Politics

Bill Clinton Goes After Bernie, Gently

For now.

Former U.S. President Bill Clinton speaks at Nashua Community College on Jan. 4, 2016 in Nashua, New Hampshire.

Photo by Darren McCollester/Getty Images

CONCORD, New Hampshire—Bill Clinton is trying to make sense of what is going on. Specifically with this business about how Hillary Clinton is nearly tied with Sen. Bernie Sanders in Iowa and trailing him by as many as 27 percentage points in New Hampshire. One imagines the popular former president fantasizing about going nuclear on Sanders and all that he and his band of feel-good millennials stand for. But we’re not there yet.

“I want to begin by saying that I know there’s a hard fight here,” Clinton said at the beginning of his rally in Concord, New Hampshire on Wednesday, his third visit to the state since he recently began campaigning, “and I know we’re running against one of your neighbors.” (Lowering expectations by noting that Sanders represents Vermont, and that’s probably the only reason why Hillary could/will lose here? Check.) Clinton then began to outline “what I think is goin’ on.”

A Bill Clinton explanation of what’s goin’ on is rarely a terse affair. The condensed version is a 30-minute variety show relaying macroeconomic trends, old stories about New Hampshire voters, data about the effects of certain chemicals on the brain, walkthroughs of the financial collapse, considerations of how to win the hearts and minds of Muslims to whom radicalization represents an appealing option, wage gains and losses over the past 30 years, folksy jokes, and so on.

The message Clinton is trying to sell on behalf of his wife is one that’s lately out of fashion: that the country needs a pragmatic progressive, ready to serve as president on day one, to build on the foundation of meaningful gains that President Obama has laid in place over the past seven years. Democrats do not, by contrast, need to return to the beginning and start out on a more leftist trajectory, because that’s never going to happen, and the opportunity costs of trying are too high.

“We don’t need more gridlock in Washington,” he said during his presentation. “We can’t afford to waste a year or two.”

He was speaking specifically about wasting a year or two on the relitigation of health care reform. The Clinton camp has cleaned up its act against Sanders’ single-payer health care proposal following a ham-fisted deployment last week. The Republicanesque talking points about how Sanders is a loon who wants to tax you up the wazoo and take away your health care have been replaced with a more traditional center-left argument about how pushing for single-payer would be a waste of time. Clinton said explicitly that he didn’t “want to comment on the merits” of such a plan, just on the “practical reality” at hand.
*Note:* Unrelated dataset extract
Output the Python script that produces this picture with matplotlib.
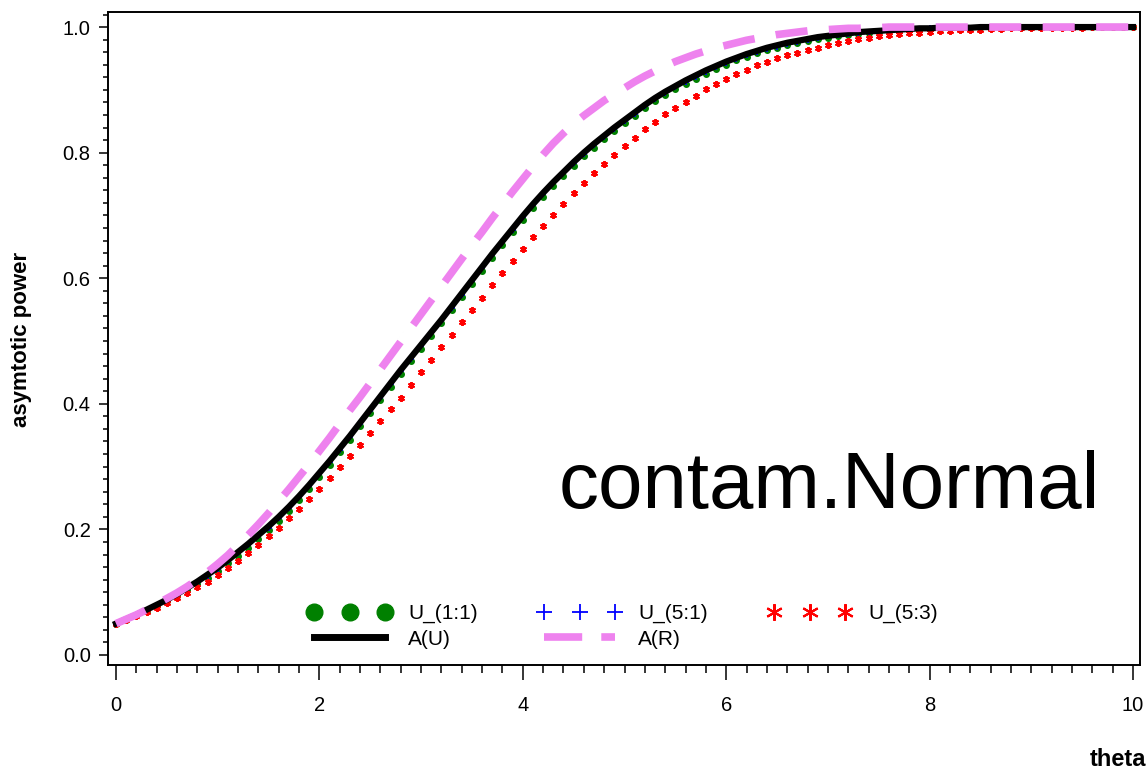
import matplotlib.pyplot as plt
from matplotlib.lines import Line2D
from matplotlib.ticker import MultipleLocator, FormatStrFormatter

plt.rcParams['font.family'] = ['Liberation Sans', 'DejaVu Sans']

# theta grid, step 0.1
theta = [i / 10 for i in range(101)]

# A(U), solid black line
a_u = [0.050, 0.057, 0.064, 0.072, 0.080, 0.088, 0.097, 0.107, 0.117, 0.128,
       0.139, 0.151, 0.164, 0.177, 0.191, 0.205, 0.220, 0.236, 0.253, 0.271,
       0.290, 0.309, 0.329, 0.349, 0.370, 0.391, 0.412, 0.433, 0.454, 0.474,
       0.494, 0.514, 0.534, 0.555, 0.576, 0.597, 0.618, 0.639, 0.659, 0.679,
       0.699, 0.718, 0.736, 0.753, 0.769, 0.785, 0.800, 0.814, 0.827, 0.840,
       0.852, 0.864, 0.876, 0.887, 0.897, 0.906, 0.915, 0.923, 0.931, 0.938,
       0.945, 0.951, 0.957, 0.962, 0.967, 0.971, 0.975, 0.978, 0.981, 0.984,
       0.986, 0.988, 0.990, 0.992, 0.993, 0.994, 0.995, 0.996, 0.997, 0.998,
       0.998, 0.999, 0.999, 0.999, 0.999, 1.000, 1.000, 1.000, 1.000, 1.000,
       1.000, 1.000, 1.000, 1.000, 1.000, 1.000, 1.000, 1.000, 1.000, 1.000,
       1.000]

# U_(1:1), green dots
u_11 = [0.050, 0.056, 0.063, 0.070, 0.078, 0.086, 0.094, 0.103, 0.113, 0.123,
        0.134, 0.146, 0.158, 0.171, 0.185, 0.199, 0.214, 0.230, 0.247, 0.265,
        0.284, 0.303, 0.323, 0.343, 0.364, 0.385, 0.406, 0.427, 0.448, 0.468,
        0.488, 0.508, 0.528, 0.549, 0.570, 0.591, 0.612, 0.633, 0.653, 0.673,
        0.693, 0.712, 0.730, 0.747, 0.763, 0.779, 0.794, 0.808, 0.822, 0.835,
        0.847, 0.859, 0.871, 0.882, 0.892, 0.901, 0.910, 0.918, 0.926, 0.933,
        0.940, 0.947, 0.953, 0.958, 0.963, 0.967, 0.971, 0.975, 0.978, 0.981,
        0.983, 0.985, 0.987, 0.989, 0.990, 0.992, 0.993, 0.994, 0.995, 0.996,
        0.997, 0.997, 0.998, 0.998, 0.999, 0.999, 0.999, 0.999, 1.000, 1.000,
        1.000, 1.000, 1.000, 1.000, 1.000, 1.000, 1.000, 1.000, 1.000, 1.000,
        1.000]

# U_(5:1), blue plus
u_51 = [0.050, 0.057, 0.063, 0.071, 0.079, 0.087, 0.096, 0.105, 0.115, 0.126,
        0.137, 0.149, 0.162, 0.175, 0.189, 0.203, 0.218, 0.234, 0.251, 0.269,
        0.288, 0.307, 0.327, 0.347, 0.368, 0.389, 0.410, 0.431, 0.452, 0.472,
        0.492, 0.512, 0.532, 0.553, 0.574, 0.595, 0.616, 0.637, 0.657, 0.677,
        0.697, 0.716, 0.734, 0.751, 0.767, 0.783, 0.798, 0.812, 0.825, 0.838,
        0.850, 0.862, 0.874, 0.885, 0.895, 0.904, 0.913, 0.921, 0.929, 0.936,
        0.943, 0.949, 0.955, 0.960, 0.965, 0.969, 0.973, 0.977, 0.980, 0.983,
        0.985, 0.987, 0.989, 0.991, 0.992, 0.993, 0.994, 0.995, 0.996, 0.997,
        0.998, 0.998, 0.999, 0.999, 0.999, 0.999, 1.000, 1.000, 1.000, 1.000,
        1.000, 1.000, 1.000, 1.000, 1.000, 1.000, 1.000, 1.000, 1.000, 1.000,
        1.000]

# U_(5:3), red stars
u_53 = [0.050, 0.056, 0.062, 0.068, 0.075, 0.082, 0.090, 0.099, 0.108, 0.117,
        0.127, 0.138, 0.150, 0.162, 0.175, 0.189, 0.203, 0.218, 0.233, 0.249,
        0.265, 0.282, 0.299, 0.317, 0.335, 0.353, 0.372, 0.391, 0.410, 0.430,
        0.450, 0.470, 0.490, 0.510, 0.530, 0.550, 0.569, 0.589, 0.608, 0.627,
        0.646, 0.665, 0.683, 0.701, 0.718, 0.735, 0.751, 0.767, 0.782, 0.796,
        0.810, 0.824, 0.837, 0.849, 0.861, 0.871, 0.881, 0.891, 0.901, 0.909,
        0.917, 0.925, 0.932, 0.939, 0.945, 0.950, 0.955, 0.959, 0.963, 0.967,
        0.971, 0.975, 0.978, 0.981, 0.983, 0.985, 0.987, 0.989, 0.990, 0.991,
        0.992, 0.993, 0.994, 0.995, 0.996, 0.996, 0.997, 0.997, 0.998, 0.998,
        0.999, 0.999, 0.999, 0.999, 0.999, 0.999, 1.000, 1.000, 1.000, 1.000,
        1.000]

# A(R), violet dashed line
a_r = [0.050, 0.057, 0.064, 0.072, 0.081, 0.090, 0.099, 0.109, 0.120, 0.132,
       0.145, 0.159, 0.175, 0.191, 0.208, 0.226, 0.245, 0.264, 0.284, 0.304,
       0.325, 0.346, 0.368, 0.390, 0.411, 0.433, 0.455, 0.477, 0.499, 0.521,
       0.543, 0.565, 0.587, 0.609, 0.631, 0.653, 0.674, 0.696, 0.717, 0.738,
       0.758, 0.778, 0.797, 0.815, 0.831, 0.846, 0.859, 0.871, 0.883, 0.893,
       0.903, 0.913, 0.922, 0.930, 0.938, 0.945, 0.951, 0.957, 0.962, 0.967,
       0.971, 0.975, 0.979, 0.982, 0.985, 0.988, 0.990, 0.992, 0.994, 0.995,
       0.996, 0.997, 0.998, 0.998, 0.999, 0.999, 1.000, 1.000, 1.000, 1.000,
       1.000, 1.000, 1.000, 1.000, 1.000, 1.000, 1.000, 1.000, 1.000, 1.000,
       1.000, 1.000, 1.000, 1.000, 1.000, 1.000, 1.000, 1.000, 1.000, 1.000,
       1.000]

GREEN, BLUE, RED, VIOLET = '#008000', '#0000ff', '#ff0000', '#ee82ee'
STAR = (6, 2, 0)
DASH = (4.2, 2.8)

fig = plt.figure(figsize=(11.48, 7.74), dpi=100)
ax = fig.add_axes([0.0941, 0.1408, 0.8989, 0.8437])

ax.plot(theta, u_11, ls='none', marker='o', ms=4, color=GREEN, zorder=2)
ax.plot(theta, u_51, ls='none', marker='+', ms=5, mew=1.2, color=BLUE, zorder=2)
ax.plot(theta, u_53, ls='none', marker=STAR, ms=5, mew=1.4, color=RED, zorder=3)
ax.plot(theta, a_u, color='black', lw=4.5, zorder=4)
ax.plot(theta, a_r, color=VIOLET, lw=5.5, dashes=DASH, dash_capstyle='butt', zorder=5)

ax.set_xlim(-0.079, 10.069)
ax.set_ylim(-0.016, 1.024)

ax.xaxis.set_major_locator(MultipleLocator(2))
ax.xaxis.set_minor_locator(MultipleLocator(0.2))
ax.yaxis.set_major_locator(MultipleLocator(0.2))
ax.yaxis.set_minor_locator(MultipleLocator(0.02))
ax.yaxis.set_major_formatter(FormatStrFormatter('%.1f'))
ax.xaxis.set_major_formatter(FormatStrFormatter('%d'))

ax.tick_params(axis='x', which='major', length=10.5, width=1.1, pad=12, labelsize=14.5)
ax.tick_params(axis='x', which='minor', length=6, width=1.1)
ax.tick_params(axis='y', which='major', length=6.5, width=1.1, pad=6, labelsize=14.5)
ax.tick_params(axis='y', which='minor', length=3.6, width=1.1)
for s in ax.spines.values():
    s.set_linewidth(1.4)

# legend with bigger symbols than in the plot
handles = [
    Line2D([], [], ls='none', marker='o', ms=12, color=GREEN),
    Line2D([], [], color='black', lw=5),
    Line2D([], [], ls='none', marker='+', ms=11, mew=1.3, color=BLUE),
    Line2D([], [], color=VIOLET, lw=5.5, dashes=(5, 2.5), dash_capstyle='butt'),
    Line2D([], [], ls='none', marker=STAR, ms=12, mew=1.5, color=RED),
]
labels = ['U_(1:1)', 'A(U)', 'U_(5:1)', 'A(R)', 'U_(5:3)']
ax.legend(handles, labels, ncol=3, numpoints=3, loc='lower center',
          bbox_to_anchor=(0.499, 0.025), frameon=False, fontsize=15,
          handlelength=4.0, handletextpad=0.8, columnspacing=2.9,
          labelspacing=0.3, borderpad=0, borderaxespad=0)

ax.text(9.68, 0.234, 'contam.Normal', fontsize=57.5, ha='right', va='baseline')

fig.text(22 / 1148, 1 - 339 / 774, 'asymtotic power', rotation=90,
         fontsize=16, fontweight='bold', ha='center', va='center')
fig.text(1146 / 1148, 1 - 760 / 774, 'theta', fontsize=17,
         fontweight='bold', ha='right', va='center')

fig.savefig('out.png', dpi=100)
“It’s a lot easier to go from 90 [percent insured Americans] to 100 and control costs with executive action,” he said, “than it is to go from 0 to 100 with a bill that has to be passed with 60 votes in a Republican Senate to break the filibuster, when we had not a vote to spare to pass Obamacare in a Democratic Senate.”

He had a few other sly digs for Sanders along the way. While discussing financial reform, he noted that “our friends in Canada, which we’ve heard a lot about in these debates, you know how great they are … Canada never separated their investment banks and their commercial banks,” but was able to withstand total financial collapse with more stringent rules against speculation. Sanders has been criticizing Hillary Clinton for not demanding a restoration of the New Deal–era Glass-Steagall law—repealed under President Clinton—that separated investment and commercial banking. Clinton also made sure to point out that “Hillary does not consider Planned Parenthood a member of the establishment,” in response to a questionably worded comment from Sanders on Tuesday.

Clinton closed with an analysis of the final moment of Sunday’s Democratic debate. Hillary Clinton had brought up the water crisis in Flint, Michigan, noting that she “sent my top campaign aide down there to talk to the mayor of Flint to see what I could do to help.” Sanders’ first reaction, though, was to call on Michigan Gov. Rick Snyder to resign. “What she always thinks about first,” Bill Clinton said, “is what do I have to do to make a difference?”

Bill Clinton is an able salesman, but he’s trying to sell the idea that Democrats need an experienced figure to push through measured reforms, during a cycle when so many voters on both sides think—rightly or wrongly—that the political system is corrupt and it’s time to burn it all down. The Clinton campaign and its top surrogates haven’t begun overtly dismissing Sanders’ theory of political change as a children’s fantasy yet. But the itch is there.